2

Can we format a std::regex string with whitespace/linebreak which get ignored - just for better reading? Is there any option available like in Python VERBOSE)?

Without verbose:

charref = re.compile("&#(0[0-7]+"
                     "|[0-9]+"
                     "|x[0-9a-fA-F]+);")

With verbose:

charref = re.compile(r"""
 &[#]                # Start of a numeric entity reference
 (
     0[0-7]+         # Octal form
   | [0-9]+          # Decimal form
   | x[0-9a-fA-F]+   # Hexadecimal form
 )
 ;                   # Trailing semicolon
""", re.VERBOSE)
Viatorus
  • 1,804
  • 1
  • 18
  • 41
  • I don't think so. You could use a raw string literal and pass it to another function that strips out its whitespace and then compiles it into a regex, but you'd have to write that stripping function yourself. – Cornstalks Jun 10 '16 at 14:16
  • 1
    You can split the string literal into multiple lines, like you show in your first example. You can have comments on those lines. – Igor Tandetnik Jun 10 '16 at 14:30

2 Answers2

8

Simply split the string into multiple literals and use C++ comments like so:

std::regex rgx( 
   "&[#]"                // Start of a numeric entity reference
   "("
     "0[0-7]+"           // Octal form
     "|[0-9]+"           // Decimal form
     "|x[0-9a-fA-F]+"    // Hexadecimal form
   ")"
   ";"                   // Trailing semicolon
);

They will then be combined to "&[#](0[0-7]+|[0-9]+|x[0-9a-fA-F]+);" by the compiler.

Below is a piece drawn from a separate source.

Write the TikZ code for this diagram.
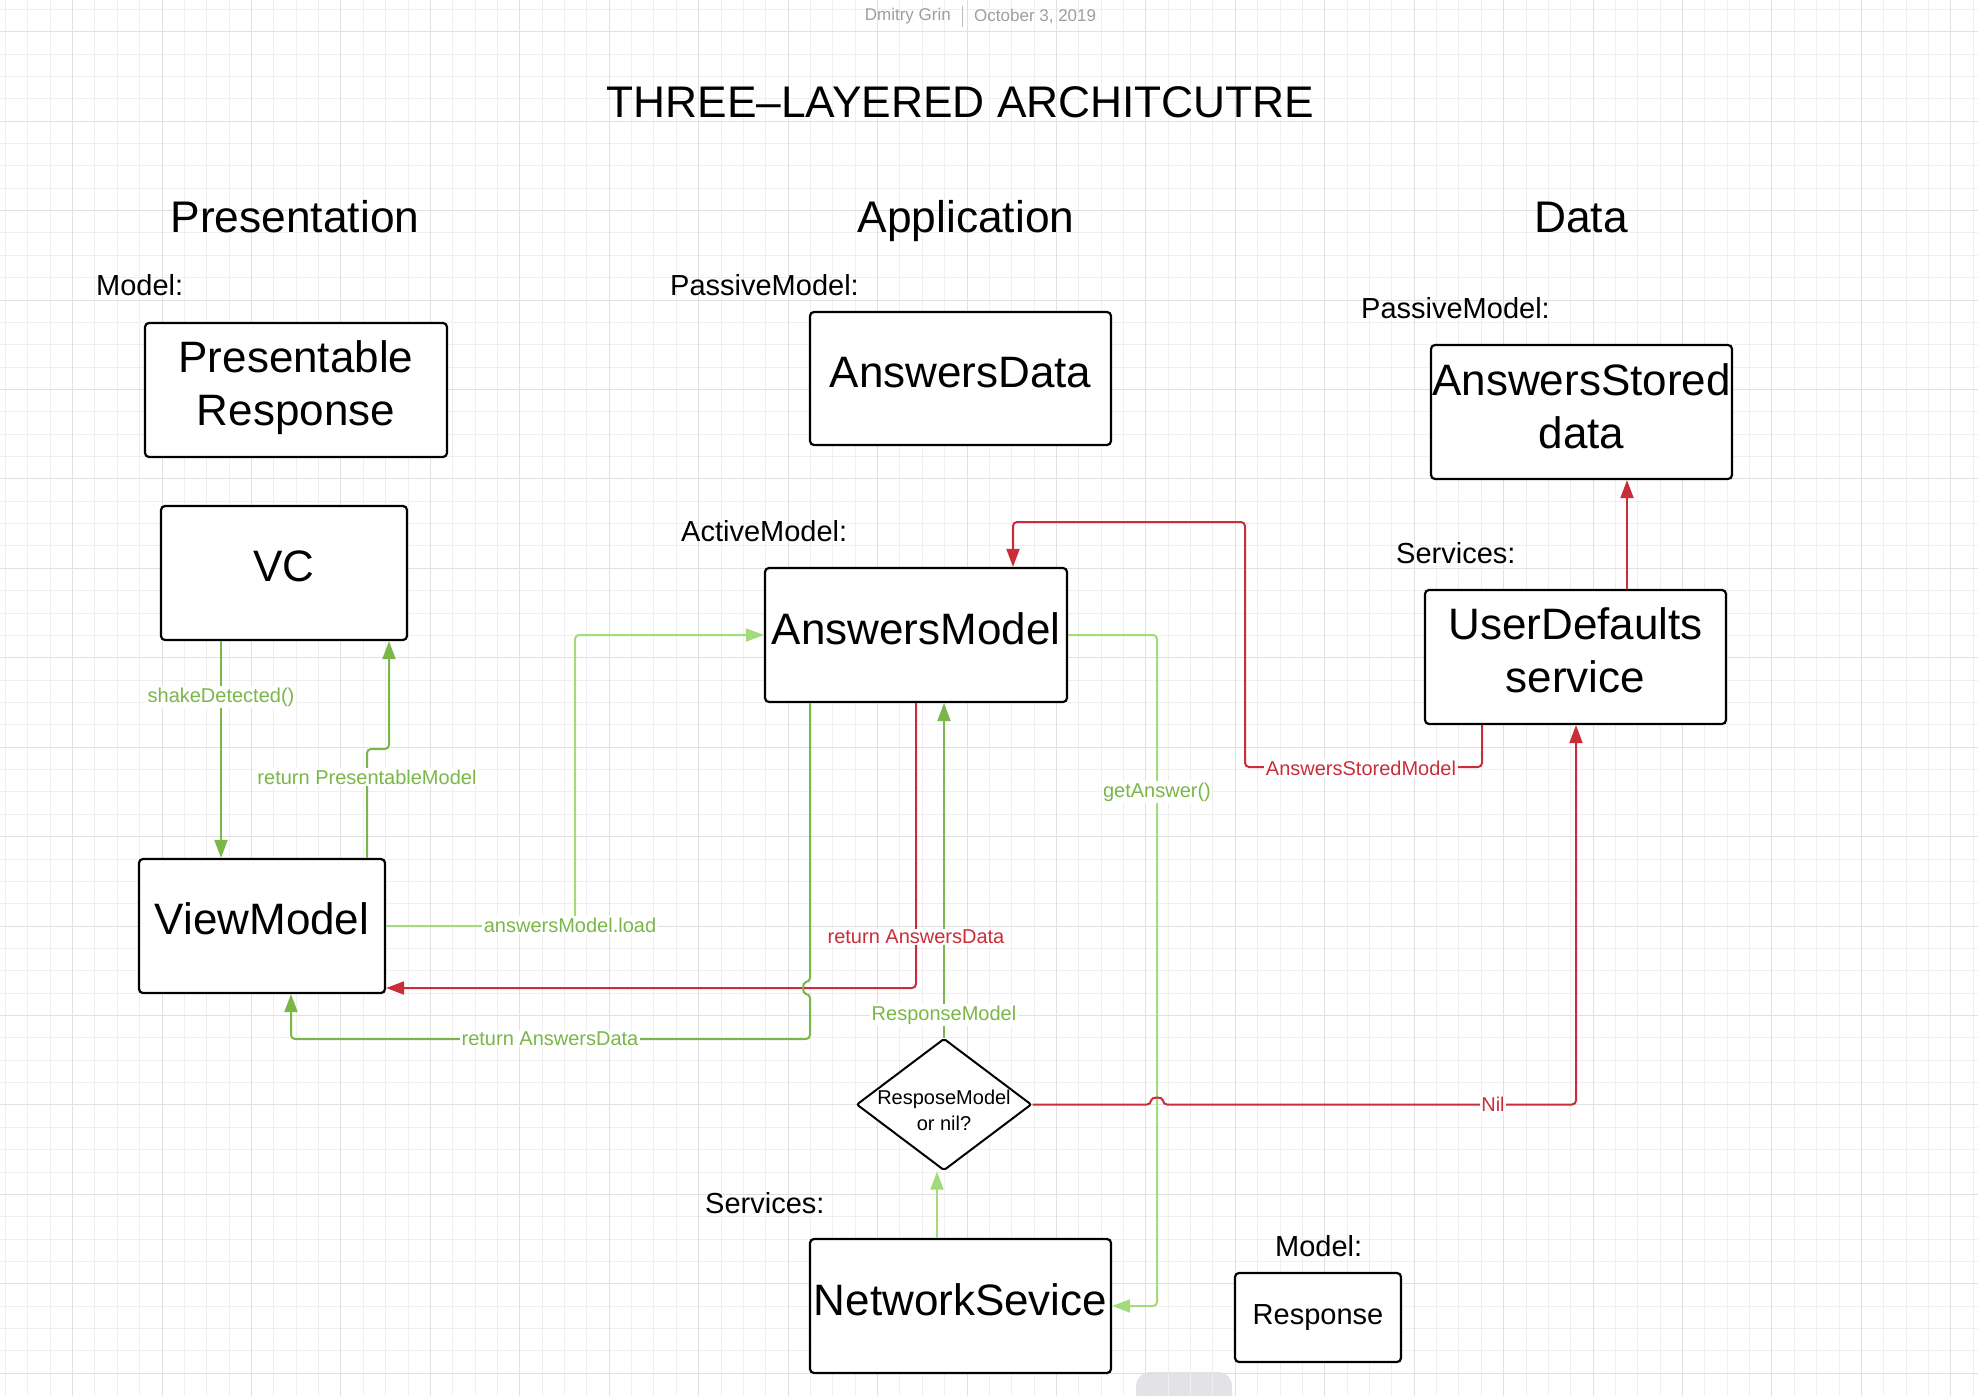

This will also allow you to add whitespaces to the regex which won't be ignored. However the additional quotation marks can make this a little bit laborious to write.

muXXmit2X
  • 2,745
  • 3
  • 17
  • 34
5
inline std::string remove_ws(std::string in) {
  in.erase(std::remove_if(in.begin(), in.end(), std::isspace), in.end());
  return in;
}

inline std::string operator""_nows(const char* str, std::size_t length) {
  return remove_ws({str, str+length});
}

now, this doesn't support # comments, but adding that should be easy. Simply create a function that strips them from a string, and do this:

std::string remove_comments(std::string const& s)
{
  std::regex comment_re("#[^\n]*\n");
  return std::regex_replace(s, comment_re, "");
}
// above remove_comments not tested, but you get the idea

std::string operator""_verbose(const char* str, std::size_t length) {
  return remove_ws( remove_comments( {str, str+length} ) );
}

Once finished, we get:

charref = re.compile(R"---(
 &[#]                # Start of a numeric entity reference
 (
     0[0-7]+         # Octal form
   | [0-9]+          # Decimal form
   | x[0-9a-fA-F]+   # Hexadecimal form
 )
 ;                   # Trailing semicolon
)---"_verbose);

and done.

Yakk - Adam Nevraumont
  • 262,606
  • 27
  • 330
  • 524